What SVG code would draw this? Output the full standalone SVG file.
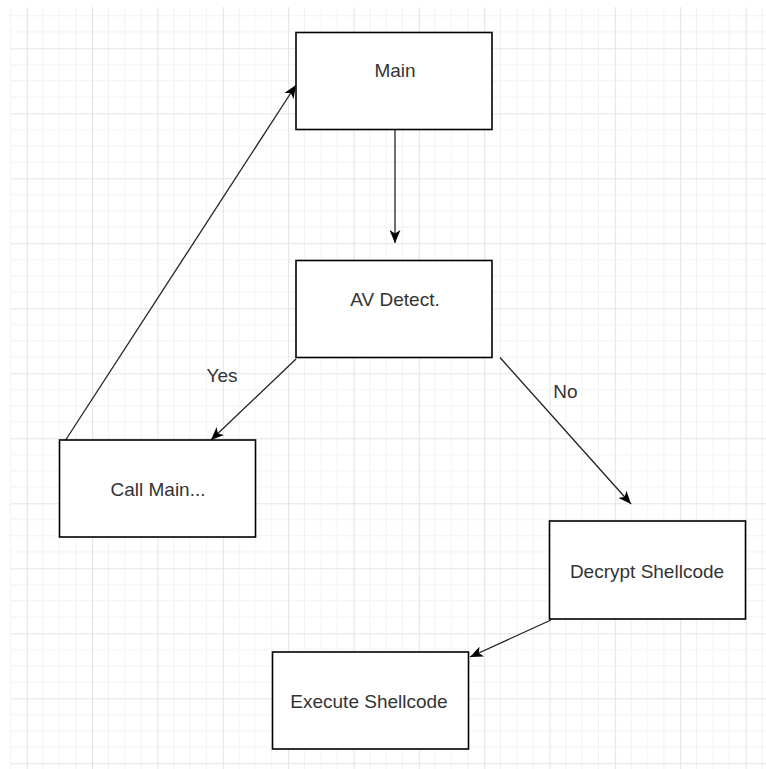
<svg xmlns="http://www.w3.org/2000/svg" width="766" height="769" viewBox="0 0 766 769">
  <style>
    .box { fill: #ffffff; stroke: #000000; stroke-width: 1.6; }
    .lbl { font-family: "Liberation Sans", Arial, sans-serif; font-size: 19px; fill: #333333; text-anchor: middle; }
    .edge { fill: none; stroke: #222222; stroke-width: 1.3; }
    .minor { stroke: #f2f2f2; stroke-width: 1; }
    .major { stroke: #e4e4e4; stroke-width: 1.2; }
  </style>
  <defs>
    <pattern id="grid" patternUnits="userSpaceOnUse" x="26.7" y="48.3" width="65.35" height="65">
      <line class="minor" x1="16.34" y1="0" x2="16.34" y2="65"/>
      <line class="minor" x1="32.67" y1="0" x2="32.67" y2="65"/>
      <line class="minor" x1="49.01" y1="0" x2="49.01" y2="65"/>
      <line class="minor" x1="0" y1="16.25" x2="65.35" y2="16.25"/>
      <line class="minor" x1="0" y1="32.5" x2="65.35" y2="32.5"/>
      <line class="minor" x1="0" y1="48.75" x2="65.35" y2="48.75"/>
      <line class="major" x1="0.5" y1="0" x2="0.5" y2="65"/>
      <line class="major" x1="0" y1="0.5" x2="65.35" y2="0.5"/>
    </pattern>
    <marker id="arrow" markerUnits="userSpaceOnUse" viewBox="0 0 13 11" refX="13" refY="5.5" markerWidth="13" markerHeight="11" orient="auto">
      <path d="M0,0 L13,5.5 L0,11 L3.5,5.5 Z" fill="#000000"/>
    </marker>
  </defs>
  <rect x="0" y="0" width="766" height="769" fill="#ffffff"/>
  <rect x="10" y="7" width="756" height="762" fill="url(#grid)"/>

  <g id="connectors">
    <line class="edge" x1="395" y1="129.5" x2="395" y2="243" stroke-width="1.7" marker-end="url(#arrow)"/>
    <line class="edge" x1="296" y1="359" x2="211" y2="440" marker-end="url(#arrow)"/>
    <line class="edge" x1="500" y1="357.5" x2="631" y2="504" marker-end="url(#arrow)"/>
    <line class="edge" x1="551" y1="620" x2="470" y2="657" marker-end="url(#arrow)"/>
    <line class="edge" x1="65" y1="441" x2="296" y2="85" marker-end="url(#arrow)"/>
    <text class="lbl" x="222" y="382">Yes</text>
    <text class="lbl" x="565.5" y="398">No</text>
  </g>

  <g id="main">
    <rect class="box" x="296" y="32.5" width="196" height="97"/>
    <text class="lbl" x="395" y="77">Main</text>
  </g>
  <g id="av-detect">
    <rect class="box" x="296" y="260.5" width="196" height="97"/>
    <text class="lbl" x="395" y="306">AV Detect.</text>
  </g>
  <g id="call-main">
    <rect class="box" x="59.5" y="440" width="196" height="97"/>
    <text class="lbl" x="158" y="496">Call Main...</text>
  </g>
  <g id="decrypt-shellcode">
    <rect class="box" x="549.5" y="521" width="196" height="98"/>
    <text class="lbl" x="647" y="578">Decrypt Shellcode</text>
  </g>
  <g id="execute-shellcode">
    <rect class="box" x="272.5" y="652" width="196" height="97"/>
    <text class="lbl" x="369" y="708">Execute Shellcode</text>
  </g>
</svg>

**********

Leaving out the pictures, repeat the data above exactly.

What SVG code would draw this? Output the full standalone SVG file.
<svg xmlns="http://www.w3.org/2000/svg" width="766" height="769" viewBox="0 0 766 769">
  <style>
    .box { fill: #ffffff; stroke: #000000; stroke-width: 1.6; }
    .lbl { font-family: "Liberation Sans", Arial, sans-serif; font-size: 19px; fill: #333333; text-anchor: middle; }
    .edge { fill: none; stroke: #222222; stroke-width: 1.3; }
    .minor { stroke: #f2f2f2; stroke-width: 1; }
    .major { stroke: #e4e4e4; stroke-width: 1.2; }
  </style>
  <defs>
    <pattern id="grid" patternUnits="userSpaceOnUse" x="26.7" y="48.3" width="65.35" height="65">
      <line class="minor" x1="16.34" y1="0" x2="16.34" y2="65"/>
      <line class="minor" x1="32.67" y1="0" x2="32.67" y2="65"/>
      <line class="minor" x1="49.01" y1="0" x2="49.01" y2="65"/>
      <line class="minor" x1="0" y1="16.25" x2="65.35" y2="16.25"/>
      <line class="minor" x1="0" y1="32.5" x2="65.35" y2="32.5"/>
      <line class="minor" x1="0" y1="48.75" x2="65.35" y2="48.75"/>
      <line class="major" x1="0.5" y1="0" x2="0.5" y2="65"/>
      <line class="major" x1="0" y1="0.5" x2="65.35" y2="0.5"/>
    </pattern>
    <marker id="arrow" markerUnits="userSpaceOnUse" viewBox="0 0 13 11" refX="13" refY="5.5" markerWidth="13" markerHeight="11" orient="auto">
      <path d="M0,0 L13,5.5 L0,11 L3.5,5.5 Z" fill="#000000"/>
    </marker>
  </defs>
  <rect x="0" y="0" width="766" height="769" fill="#ffffff"/>
  <rect x="10" y="7" width="756" height="762" fill="url(#grid)"/>

  <g id="connectors">
    <line class="edge" x1="395" y1="129.5" x2="395" y2="243" stroke-width="1.7" marker-end="url(#arrow)"/>
    <line class="edge" x1="296" y1="359" x2="211" y2="440" marker-end="url(#arrow)"/>
    <line class="edge" x1="500" y1="357.5" x2="631" y2="504" marker-end="url(#arrow)"/>
    <line class="edge" x1="551" y1="620" x2="470" y2="657" marker-end="url(#arrow)"/>
    <line class="edge" x1="65" y1="441" x2="296" y2="85" marker-end="url(#arrow)"/>
    <text class="lbl" x="222" y="382">Yes</text>
    <text class="lbl" x="565.5" y="398">No</text>
  </g>

  <g id="main">
    <rect class="box" x="296" y="32.5" width="196" height="97"/>
    <text class="lbl" x="395" y="77">Main</text>
  </g>
  <g id="av-detect">
    <rect class="box" x="296" y="260.5" width="196" height="97"/>
    <text class="lbl" x="395" y="306">AV Detect.</text>
  </g>
  <g id="call-main">
    <rect class="box" x="59.5" y="440" width="196" height="97"/>
    <text class="lbl" x="158" y="496">Call Main...</text>
  </g>
  <g id="decrypt-shellcode">
    <rect class="box" x="549.5" y="521" width="196" height="98"/>
    <text class="lbl" x="647" y="578">Decrypt Shellcode</text>
  </g>
  <g id="execute-shellcode">
    <rect class="box" x="272.5" y="652" width="196" height="97"/>
    <text class="lbl" x="369" y="708">Execute Shellcode</text>
  </g>
</svg>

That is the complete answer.